The way Sun’s Explorer worked, is that it ran individual commands and captured the output. Sometimes running the command a second time, but with different options. When all the commands have been run, it would TAR up and GZip the output.

nasmix · August 9, 2025, 12:02pm

Hi!

If you use replication tasks there was an bug in OpenZFS which can cause metadata corruption. Here is the Link from GitHub:
Fix 2 bugs in non-raw send with encryption by gamanakis · Pull Request #17340 · openzfs/zfs · GitHub

I have an Z3-Pool, ECC-Memory, UPS…and I encounter metadata corruption.
Here is the issue in the bugtracker:
[NAS-135455] ZFS metadata corruption with enrypted ZFS pool and send/receive - iXsystems TrueNAS Jira

If your problem seems not familiar, please ignore his post .

Constantin · August 9, 2025, 2:01pm

Reading through this long chain of messages, it’s not clear to me if the errors are limited to just the receiving NAS getting sent corrupted metadata or if the sending machine also suffers from corrupted metadata.

The good news is that the openZFS community / Linux devs are aware of the problem, what is less clear is what process they have made since April addressing the issue.

Stux · August 9, 2025, 6:23pm

AFAICT, that bug is related to zfs crypto.

Certainly, that is a good datapoint to capture from “cases” in the future.

And although it is in regards to snapshots and replication, iirc, it was affecting the source.

littlenewton · August 14, 2025, 3:39am

Thank you for posting such a deep thought about ZFS metadata!

Personally, I prefer ECC memory rather than high-frequency overclocking memory. Memory has to be very solid/stable in one system.

In the huge 128-byte ZFS blkptr_t, the copies can be set up to 3.

typedef struct blkptr {
	dva_t		blk_dva[SPA_DVAS_PER_BP]; /* Data Virtual Addresses, it is 3 */
	uint64_t	blk_prop;	/* size, compression, type, etc	    */
	uint64_t	blk_pad[2];	/* Extra space for the future	    */
	uint64_t	blk_birth_word[2];
	uint64_t	blk_fill;	/* fill count			    */
	zio_cksum_t	blk_cksum;	/* 256-bit checksum		    */
} blkptr_t;

Thanks to this design, it allows me to use ZFS safely on a single disk system.

squirrel627 · August 14, 2025, 9:08pm

There is an exception to this. If you’re using ZFS native encryption, you only get 2 copies. Where you would have the third DVA is reserved for the block’s cryptographic IV and salt.
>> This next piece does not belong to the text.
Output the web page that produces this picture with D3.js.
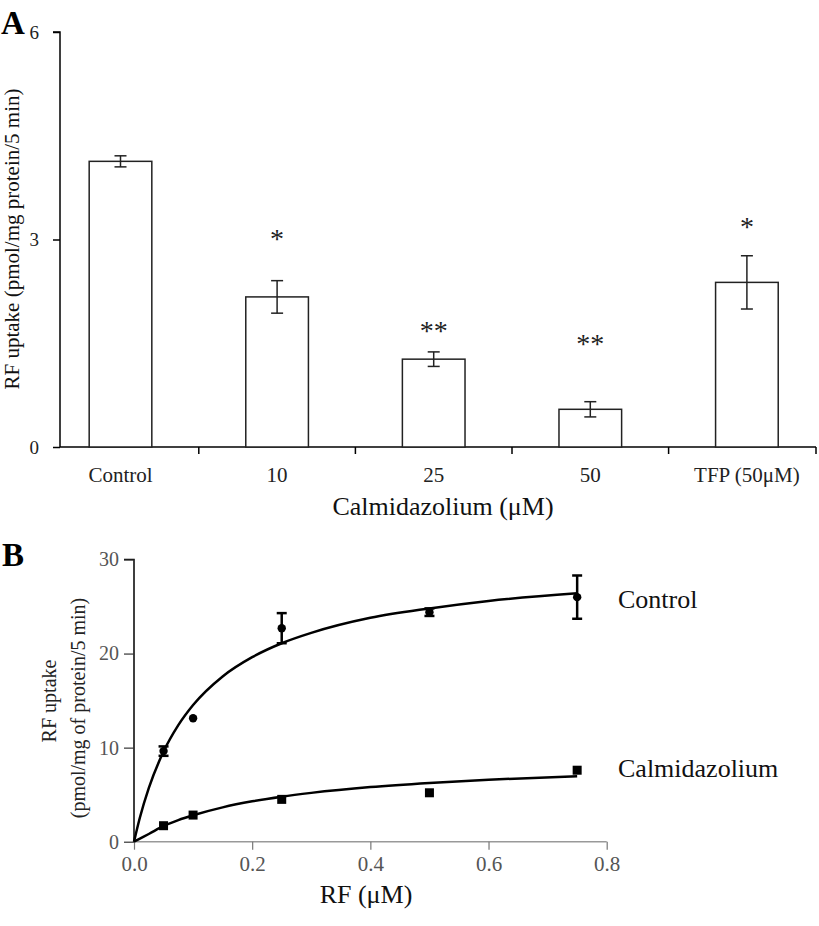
<!DOCTYPE html>
<html>
<head>
<meta charset="utf-8">
<script src="https://cdn.jsdelivr.net/npm/d3@7"></script>
<style>
  html, body { margin: 0; padding: 0; background: #fff; }
  svg { display: block; }
  text { font-family: "Liberation Serif", "Times New Roman", serif; }
</style>
</head>
<body>
<svg id="chart" width="819" height="926"></svg>
<script>
// ---------- Panel A data ----------
const catsA = ["Control", "10", "25", "50", "TFP (50\u03bcM)"];
const meansA = [4.13, 2.17, 1.27, 0.545, 2.38];
const errsA = [0.08, 0.235, 0.105, 0.11, 0.385];
const starsA = ["", "*", "**", "**", "*"];
const starLevelA = [null, 3.07, 1.73, 1.55, 3.24];
const ticksA = [0, 3, 6];

// ---------- Panel B data ----------
const rfX = [0.05, 0.1, 0.25, 0.5, 0.75];
const controlY = [9.63, 13.13, 22.7, 24.4, 26.0];
const controlErr = [0.5, 0, 1.6, 0.4, 2.3];
const calmY = [1.70, 2.83, 4.5, 5.2, 7.6];
const curveX = [0, 0.01, 0.025, 0.05, 0.075, 0.1, 0.15, 0.2, 0.25, 0.3, 0.4, 0.5, 0.6, 0.75];
const controlFit = [0, 2.57, 5.69, 9.58, 12.39, 14.53, 17.57, 19.62, 21.1, 22.2, 23.8, 24.8, 25.6, 26.4];
const calmFit = [0, 0.33, 0.82, 1.67, 2.30, 2.81, 3.65, 4.29, 4.79, 5.19, 5.81, 6.25, 6.59, 6.96];
const ticksBy = [0, 10, 20, 30];
const ticksBx = [0, 0.2, 0.4, 0.6, 0.8];

const svg = d3.select("#chart");

// =================== Panel A ===================
const yA = d3.scaleLinear().domain([0, 6]).range([447, 32]);
const xA = d3.scaleBand().domain(catsA).range([42.2, 825.2]).paddingInner(0.6).paddingOuter(0.3);
const gA = svg.append("g");

// y axis
const axA = gA.append("g").attr("transform", "translate(60,0)")
  .call(d3.axisLeft(yA).tickValues(ticksA).tickSize(7).tickPadding(14).tickFormat(d3.format("d")));
axA.select(".domain").attr("stroke", "#000").attr("stroke-width", 1.5).attr("d", "M-7,32H0V447");
axA.selectAll(".tick line").attr("stroke", "#000").attr("stroke-width", 1.5);
axA.selectAll(".tick text").attr("font-size", 19).attr("fill", "#222")
  .style("font-family", "'Liberation Serif', serif");

// x axis line with boundary ticks
const xAxisEnd = 816;
gA.append("line").attr("x1", 60).attr("x2", xAxisEnd).attr("y1", yA(0)).attr("y2", yA(0))
  .attr("stroke", "#000").attr("stroke-width", 1.5);
const bounds = catsA.slice(0, catsA.length - 1).map(c => xA(c) + xA.bandwidth() / 2 + xA.step() / 2);
bounds.push(xAxisEnd);
gA.selectAll(".btick").data(bounds).enter().append("line")
  .attr("x1", d => d).attr("x2", d => d).attr("y1", yA(0)).attr("y2", yA(0) + 7)
  .attr("stroke", "#000").attr("stroke-width", 1.5);
gA.selectAll(".xlab").data(catsA).enter().append("text")
  .attr("x", d => xA(d) + xA.bandwidth() / 2).attr("y", 482)
  .attr("text-anchor", "middle").attr("font-size", 21).attr("fill", "#222").text(d => d);

// bars
gA.selectAll(".bar").data(meansA).enter().append("rect")
  .attr("x", (d, i) => xA(catsA[i])).attr("width", xA.bandwidth())
  .attr("y", d => yA(d)).attr("height", d => yA(0) - yA(d))
  .attr("fill", "#fff").attr("stroke", "#222").attr("stroke-width", 1.5);

// error bars
const capA = 6;
meansA.forEach((m, i) => {
  const cx = xA(catsA[i]) + xA.bandwidth() / 2;
  const e = errsA[i];
  const g = gA.append("g").attr("stroke", "#222").attr("stroke-width", 1.5);
  g.append("line").attr("x1", cx).attr("x2", cx).attr("y1", yA(m + e)).attr("y2", yA(m - e));
  g.append("line").attr("x1", cx - capA).attr("x2", cx + capA).attr("y1", yA(m + e)).attr("y2", yA(m + e));
  g.append("line").attr("x1", cx - capA).attr("x2", cx + capA).attr("y1", yA(m - e)).attr("y2", yA(m - e));
});

// significance stars
starsA.forEach((s, i) => {
  if (!s) return;
  gA.append("text").attr("x", xA(catsA[i]) + xA.bandwidth() / 2).attr("y", yA(starLevelA[i]) + 13)
    .attr("text-anchor", "middle").attr("font-size", 28).attr("fill", "#222").text(s);
});

// titles
gA.append("text").attr("x", 443).attr("y", 515).attr("text-anchor", "middle")
  .attr("font-size", 26).attr("fill", "#111").text("Calmidazolium (\u03bcM)");
gA.append("text").attr("transform", "translate(19,239) rotate(-90)").attr("text-anchor", "middle")
  .attr("font-size", 21).attr("fill", "#111").text("RF uptake (pmol/mg protein/5 min)");
gA.append("text").attr("x", 1).attr("y", 34).attr("font-size", 33).attr("font-weight", "bold")
  .attr("fill", "#000").text("A");

// =================== Panel B ===================
const xB = d3.scaleLinear().domain([0, 0.8]).range([134, 606.7]);
const yB = d3.scaleLinear().domain([0, 30]).range([841.7, 559.5]);
const gB = svg.append("g");

const axBy = gB.append("g").attr("transform", `translate(${xB(0)},0)`)
  .call(d3.axisLeft(yB).tickValues(ticksBy).tickSize(10).tickPadding(5).tickFormat(d3.format("d")));
axBy.select(".domain").attr("stroke", "#000").attr("stroke-width", 1.5).attr("d", `M-10,${yB(30)}H0V${yB(0)}`);
axBy.selectAll(".tick line").attr("stroke", "#333").attr("stroke-width", 1.2);
axBy.selectAll(".tick text").attr("font-size", 20).attr("fill", "#555")
  .style("font-family", "'Liberation Serif', serif");

const axBx = gB.append("g").attr("transform", `translate(0,${yB(0)})`)
  .call(d3.axisBottom(xB).tickValues(ticksBx).tickSize(8).tickPadding(6).tickFormat(d3.format(".1f")));
axBx.select(".domain").attr("stroke", "#999").attr("stroke-width", 1.5).attr("d", `M${xB(0)},0H${xB(0.8)}`);
axBx.selectAll(".tick line").attr("stroke", "#777").attr("stroke-width", 1.2);
axBx.selectAll(".tick text").attr("font-size", 21).attr("fill", "#555")
  .style("font-family", "'Liberation Serif', serif");

// fitted curves
const line = d3.line().x(d => xB(d[0])).y(d => yB(d[1])).curve(d3.curveMonotoneX);
gB.append("path").datum(curveX.map((x, i) => [x, controlFit[i]])).attr("d", line)
  .attr("fill", "none").attr("stroke", "#000").attr("stroke-width", 2.5);
gB.append("path").datum(curveX.map((x, i) => [x, calmFit[i]])).attr("d", line)
  .attr("fill", "none").attr("stroke", "#000").attr("stroke-width", 2.5);

// control error bars + circles
const capB = 5;
rfX.forEach((x, i) => {
  const e = controlErr[i];
  if (e > 0) {
    const cx = xB(x), m = controlY[i];
    const g = gB.append("g").attr("stroke", "#000").attr("stroke-width", 2.5);
    g.append("line").attr("x1", cx).attr("x2", cx).attr("y1", yB(m + e)).attr("y2", yB(m - e));
    g.append("line").attr("x1", cx - capB).attr("x2", cx + capB).attr("y1", yB(m + e)).attr("y2", yB(m + e));
    g.append("line").attr("x1", cx - capB).attr("x2", cx + capB).attr("y1", yB(m - e)).attr("y2", yB(m - e));
  }
});
gB.selectAll(".ctl").data(rfX).enter().append("circle")
  .attr("cx", d => xB(d)).attr("cy", (d, i) => yB(controlY[i])).attr("r", 4.2).attr("fill", "#000");
gB.selectAll(".calm").data(rfX).enter().append("rect")
  .attr("x", d => xB(d) - 4.5).attr("y", (d, i) => yB(calmY[i]) - 4.5)
  .attr("width", 9).attr("height", 9).attr("fill", "#000");

// series labels
gB.append("text").attr("x", 618).attr("y", 608).attr("font-size", 26).attr("fill", "#111").text("Control");
gB.append("text").attr("x", 618).attr("y", 777).attr("font-size", 26).attr("fill", "#111").text("Calmidazolium");

// axis titles
gB.append("text").attr("x", 366).attr("y", 903).attr("text-anchor", "middle")
  .attr("font-size", 26).attr("fill", "#111").text("RF (\u03bcM)");
gB.append("text").attr("transform", "translate(56,701) rotate(-90)").attr("text-anchor", "middle")
  .attr("font-size", 20).attr("fill", "#222").text("RF uptake");
gB.append("text").attr("transform", "translate(85,708) rotate(-90)").attr("text-anchor", "middle")
  .attr("font-size", 20).attr("fill", "#222").text("(pmol/mg of protein/5 min)");
gB.append("text").attr("x", 2).attr("y", 566).attr("font-size", 33).attr("font-weight", "bold")
  .attr("fill", "#000").text("B");
</script>
</body>
</html>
You can see that code in the Storage Pool Allocator here:

github.com/openzfs/zfs

include/sys/spa.h

master


      
          * phys birth	txg when dva[0] was written; zero if same as logical birth txg
          *              note that typically all the dva's would be written in this
          *              txg, but they could be different if they were moved by
          *              device removal.
          * log. birth	transaction group in which the block was logically born
          * fill count	number of non-zero blocks under this bp
          * checksum[4]	256-bit checksum of the data this bp describes
          */
          
          /*
          * The blkptr_t's of encrypted blocks also need to store the encryption
          * parameters so that the block can be decrypted. This layout is as follows:
          *
          *	64	56	48	40	32	24	16	8	0
          *	+-------+-------+-------+-------+-------+-------+-------+-------+
          * 0	|  pad  |	  vdev1         | pad   |	  ASIZE		|
          *	+-------+-------+-------+-------+-------+-------+-------+-------+
          * 1	|G|			 offset1				|
          *	+-------+-------+-------+-------+-------+-------+-------+-------+
          * 2	|  pad  |	  vdev2         | pad   |	  ASIZE		|
          *	+-------+-------+-------+-------+-------+-------+-------+-------+

There was an issue awhile back (caused by OpenZFS#5229) where ZFS would allow property inheritance and explicit zfs set for copies=3 even when not supported.